__EXERCISE BRIEF__
Begin with the first line of the material and write out each line exactly, ending with the line that contains "import plotly.graph_objects as go". Pictures are not part of the copy.

━━━━━━━━━━

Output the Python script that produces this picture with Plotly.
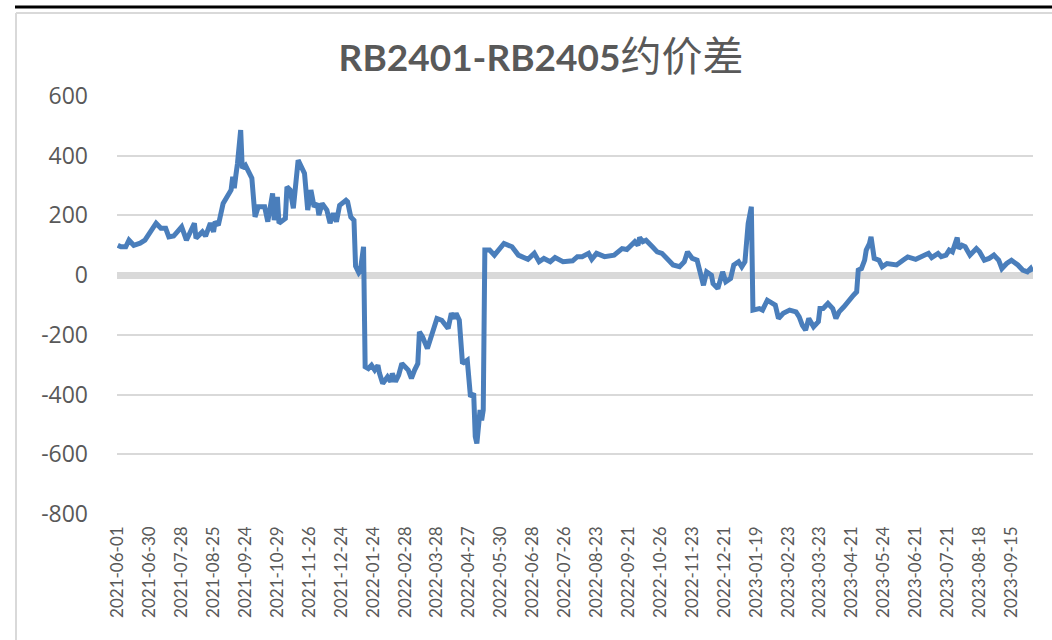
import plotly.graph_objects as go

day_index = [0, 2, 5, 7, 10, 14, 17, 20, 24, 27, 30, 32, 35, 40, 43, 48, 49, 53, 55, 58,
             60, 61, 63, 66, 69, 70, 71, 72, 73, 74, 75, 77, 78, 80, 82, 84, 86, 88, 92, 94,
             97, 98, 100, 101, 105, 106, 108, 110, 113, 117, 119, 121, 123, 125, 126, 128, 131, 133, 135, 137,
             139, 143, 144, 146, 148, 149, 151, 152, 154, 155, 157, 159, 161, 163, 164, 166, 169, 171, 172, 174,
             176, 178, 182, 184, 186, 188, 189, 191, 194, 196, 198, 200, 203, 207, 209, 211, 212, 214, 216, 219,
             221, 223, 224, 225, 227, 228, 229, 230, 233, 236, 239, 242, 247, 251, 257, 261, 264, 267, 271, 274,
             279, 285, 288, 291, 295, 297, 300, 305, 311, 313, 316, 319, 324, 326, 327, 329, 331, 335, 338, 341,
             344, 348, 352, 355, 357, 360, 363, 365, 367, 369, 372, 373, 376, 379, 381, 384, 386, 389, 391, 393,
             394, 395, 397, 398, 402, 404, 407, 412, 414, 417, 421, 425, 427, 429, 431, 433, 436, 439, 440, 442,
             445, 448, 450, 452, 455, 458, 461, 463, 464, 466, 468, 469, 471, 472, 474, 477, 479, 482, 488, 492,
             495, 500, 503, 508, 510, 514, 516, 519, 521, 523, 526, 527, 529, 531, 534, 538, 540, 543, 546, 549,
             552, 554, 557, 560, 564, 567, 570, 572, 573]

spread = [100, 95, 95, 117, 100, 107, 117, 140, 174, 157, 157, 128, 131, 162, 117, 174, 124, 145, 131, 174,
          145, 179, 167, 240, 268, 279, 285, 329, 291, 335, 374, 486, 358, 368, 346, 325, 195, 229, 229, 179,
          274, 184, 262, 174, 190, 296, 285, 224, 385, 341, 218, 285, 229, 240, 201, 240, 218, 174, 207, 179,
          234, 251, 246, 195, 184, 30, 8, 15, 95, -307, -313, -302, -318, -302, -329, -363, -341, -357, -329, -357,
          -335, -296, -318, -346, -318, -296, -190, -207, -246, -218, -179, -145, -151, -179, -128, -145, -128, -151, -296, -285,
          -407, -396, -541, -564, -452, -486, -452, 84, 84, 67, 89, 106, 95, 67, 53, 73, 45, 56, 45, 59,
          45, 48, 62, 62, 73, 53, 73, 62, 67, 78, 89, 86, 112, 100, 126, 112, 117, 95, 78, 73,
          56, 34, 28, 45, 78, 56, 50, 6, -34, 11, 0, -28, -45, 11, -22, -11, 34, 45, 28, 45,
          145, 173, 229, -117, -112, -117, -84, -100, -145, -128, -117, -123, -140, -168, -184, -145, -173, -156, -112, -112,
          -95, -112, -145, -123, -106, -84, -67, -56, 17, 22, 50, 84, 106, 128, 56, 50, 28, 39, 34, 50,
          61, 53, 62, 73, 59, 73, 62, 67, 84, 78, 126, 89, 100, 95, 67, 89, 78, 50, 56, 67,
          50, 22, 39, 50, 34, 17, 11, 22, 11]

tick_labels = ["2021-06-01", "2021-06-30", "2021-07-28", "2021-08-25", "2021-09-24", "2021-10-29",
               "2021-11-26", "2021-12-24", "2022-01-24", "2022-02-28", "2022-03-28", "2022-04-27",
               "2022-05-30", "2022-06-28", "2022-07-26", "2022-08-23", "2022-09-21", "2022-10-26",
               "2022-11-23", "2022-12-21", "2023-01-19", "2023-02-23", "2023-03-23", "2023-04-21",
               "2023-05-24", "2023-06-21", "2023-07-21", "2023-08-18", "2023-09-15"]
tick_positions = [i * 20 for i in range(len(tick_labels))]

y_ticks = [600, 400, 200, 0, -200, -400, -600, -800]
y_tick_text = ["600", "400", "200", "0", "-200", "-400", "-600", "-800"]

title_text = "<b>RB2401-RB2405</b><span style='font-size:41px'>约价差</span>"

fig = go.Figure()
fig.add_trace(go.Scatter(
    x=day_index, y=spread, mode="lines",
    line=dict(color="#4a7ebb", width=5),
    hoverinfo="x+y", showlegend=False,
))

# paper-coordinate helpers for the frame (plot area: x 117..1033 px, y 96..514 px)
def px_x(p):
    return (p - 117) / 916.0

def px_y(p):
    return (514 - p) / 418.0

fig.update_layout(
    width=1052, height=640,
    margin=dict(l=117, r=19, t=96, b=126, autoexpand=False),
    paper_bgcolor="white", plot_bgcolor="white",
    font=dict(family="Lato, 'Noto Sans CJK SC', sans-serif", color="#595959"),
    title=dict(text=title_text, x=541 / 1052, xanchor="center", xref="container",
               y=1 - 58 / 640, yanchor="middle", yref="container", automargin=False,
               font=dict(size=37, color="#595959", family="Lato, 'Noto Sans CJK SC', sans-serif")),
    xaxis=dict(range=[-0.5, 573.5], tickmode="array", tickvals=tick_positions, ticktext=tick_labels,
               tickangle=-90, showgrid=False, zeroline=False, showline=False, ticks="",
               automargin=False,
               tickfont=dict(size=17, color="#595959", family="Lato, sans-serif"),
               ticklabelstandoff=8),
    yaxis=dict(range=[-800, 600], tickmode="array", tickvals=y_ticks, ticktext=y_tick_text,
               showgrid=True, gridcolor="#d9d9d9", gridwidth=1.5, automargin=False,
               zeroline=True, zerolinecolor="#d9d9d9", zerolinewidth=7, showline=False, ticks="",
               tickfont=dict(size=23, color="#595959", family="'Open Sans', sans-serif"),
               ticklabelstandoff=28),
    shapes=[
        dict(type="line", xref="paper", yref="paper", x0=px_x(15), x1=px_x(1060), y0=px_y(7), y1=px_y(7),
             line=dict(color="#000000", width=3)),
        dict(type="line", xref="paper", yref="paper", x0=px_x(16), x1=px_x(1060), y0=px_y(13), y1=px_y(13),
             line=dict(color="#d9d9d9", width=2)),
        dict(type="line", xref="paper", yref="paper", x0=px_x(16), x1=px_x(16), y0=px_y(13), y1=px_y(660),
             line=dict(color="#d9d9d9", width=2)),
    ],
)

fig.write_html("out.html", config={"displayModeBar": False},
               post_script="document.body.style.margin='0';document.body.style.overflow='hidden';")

━━━━━━━━━━

__CORRECT OUTPUT__
Output the Python script that produces this picture with Plotly.
import plotly.graph_objects as go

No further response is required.